──────── The input

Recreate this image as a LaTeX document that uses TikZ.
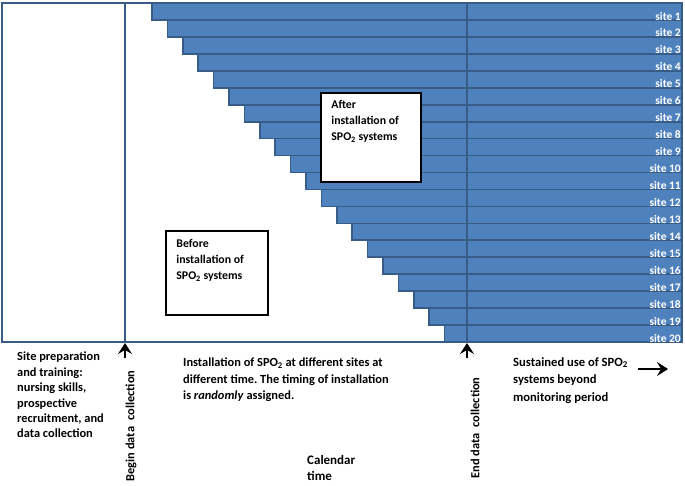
\documentclass[tikz,border=0pt]{standalone}
\usepackage{fontspec}
\setmainfont{Carlito}
\usetikzlibrary{positioning,arrows.meta}
\definecolor{barblue}{RGB}{79,129,189}
\definecolor{bardark}{RGB}{56,92,136}
\tikzset{
  sitebar/.style={fill=barblue, draw=bardark, line width=1.7pt},
  sitelabel/.style={text=white, font=\bfseries\fontsize{11.5}{11}\selectfont, anchor=base east, inner sep=0pt},
  phasebox/.style={draw=black, line width=1.6pt, fill=white, inner sep=0pt},
  note/.style={align=left, anchor=north west, inner sep=0pt, font=\bfseries\fontsize{11.8}{16}\selectfont},
  marker/.style={-{Stealth[length=11pt,width=14pt,inset=4pt]}, line width=2.6pt}
}
\frenchspacing
\begin{document}
\begin{tikzpicture}[x=1pt, y=-1pt]
    \useasboundingbox (0,0) rectangle (685,485);

    % Outer frame
    \draw[bardark, line width=1.7pt] (2,3) rectangle (682,342);

    % Staircase of sites
    \foreach \i in {1,...,20} {
        \pgfmathsetmacro{\top}{3+(\i-1)*16.95}
        \pgfmathsetmacro{\left}{152+(\i-1)*15.4}
        \draw[sitebar] (\left,\top) rectangle (682,\top+16.95);
    }

    % Begin and end of data collection
    \draw[bardark, line width=1.7pt] (125,3) -- (125,342);
    \draw[bardark, line width=1.7pt] (467,3) -- (467,342);

    % Site labels
    \foreach \i in {1,...,20} {
        \pgfmathsetmacro{\top}{3+(\i-1)*16.95}
        \node[sitelabel] (site\i) at (681,\top+17) {site \i};
    }

    \coordinate (begin) at (125,343);
    \coordinate (end) at (467,343);
    \coordinate (begintail) at (125,358);
    \coordinate (endtail) at (467,358);
    \draw[marker] (begintail) -- (begin);
    \draw[marker] (endtail) -- (end);

    % Phase boxes
    \node[phasebox, minimum width=100pt, minimum height=89pt] (after) at (371,137.5) {};
    \node[note, below right=8pt and 11pt of after.north west] (aftertext)
        {After\\installation of\\SPO\textsubscript{2} systems};
    \node[phasebox, minimum width=102pt, minimum height=84pt] (before) at (217,273) {};
    \node[note, below right=9pt and 11pt of before.north west] (beforetext)
        {Before\\installation of\\SPO\textsubscript{2} systems};

    % Texts below the time line
    \node[note, font=\bfseries\fontsize{12.4}{15.4}\selectfont] (prep) at (17,352)
        {Site preparation\\and training:\\nursing skills,\\prospective\\recruitment, and\\data collection};
    \node[note, font=\bfseries\fontsize{12.4}{16.5}\selectfont] (install) at (183,358)
        {Installation of SPO\textsubscript{2} at different sites at\\different time. The timing of installation\\is \textit{randomly} assigned.};
    \node[note, font=\bfseries\fontsize{12.6}{17.5}\selectfont] (sustain) at (513,357)
        {Sustained use of SPO\textsubscript{2}\\systems beyond\\monitoring period};
    \node[note, font=\bfseries\fontsize{13}{16}\selectfont] (calendar) at (307,455)
        {Calendar\\time};
    \node[rotate=90, inner sep=0pt, font=\bfseries\fontsize{12.4}{12}\selectfont] (begintext) at (131,426) {Begin data\enspace collection};
    \node[rotate=90, inner sep=0pt, font=\bfseries\fontsize{12.4}{12}\selectfont] (endtext) at (475,428) {End data\enspace collection};

    % Continuing use
    \coordinate (onward) at (668,369);
    \draw[marker] (638,369) -- (onward);
\end{tikzpicture}
\end{document}
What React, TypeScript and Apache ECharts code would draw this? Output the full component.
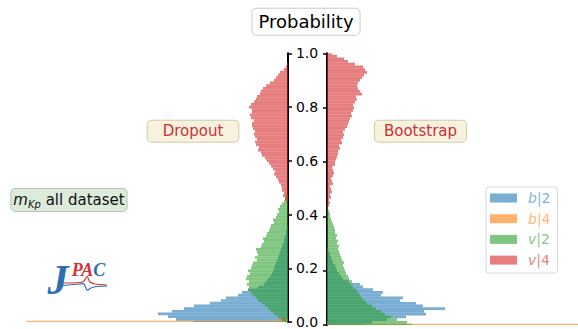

────────────────

◆ **What to produce**
Leave the pictures out and reproduce exactly the lines from the top of the listing above through the line with "(467,3) -- (467,342);".

◆ **Task output**
Recreate this image as a LaTeX document that uses TikZ.
\documentclass[tikz,border=0pt]{standalone}
\usepackage{fontspec}
\setmainfont{Carlito}
\usetikzlibrary{positioning,arrows.meta}
\definecolor{barblue}{RGB}{79,129,189}
\definecolor{bardark}{RGB}{56,92,136}
\tikzset{
  sitebar/.style={fill=barblue, draw=bardark, line width=1.7pt},
  sitelabel/.style={text=white, font=\bfseries\fontsize{11.5}{11}\selectfont, anchor=base east, inner sep=0pt},
  phasebox/.style={draw=black, line width=1.6pt, fill=white, inner sep=0pt},
  note/.style={align=left, anchor=north west, inner sep=0pt, font=\bfseries\fontsize{11.8}{16}\selectfont},
  marker/.style={-{Stealth[length=11pt,width=14pt,inset=4pt]}, line width=2.6pt}
}
\frenchspacing
\begin{document}
\begin{tikzpicture}[x=1pt, y=-1pt]
    \useasboundingbox (0,0) rectangle (685,485);

    % Outer frame
    \draw[bardark, line width=1.7pt] (2,3) rectangle (682,342);

    % Staircase of sites
    \foreach \i in {1,...,20} {
        \pgfmathsetmacro{\top}{3+(\i-1)*16.95}
        \pgfmathsetmacro{\left}{152+(\i-1)*15.4}
        \draw[sitebar] (\left,\top) rectangle (682,\top+16.95);
    }

    % Begin and end of data collection
    \draw[bardark, line width=1.7pt] (125,3) -- (125,342);
    \draw[bardark, line width=1.7pt] (467,3) -- (467,342);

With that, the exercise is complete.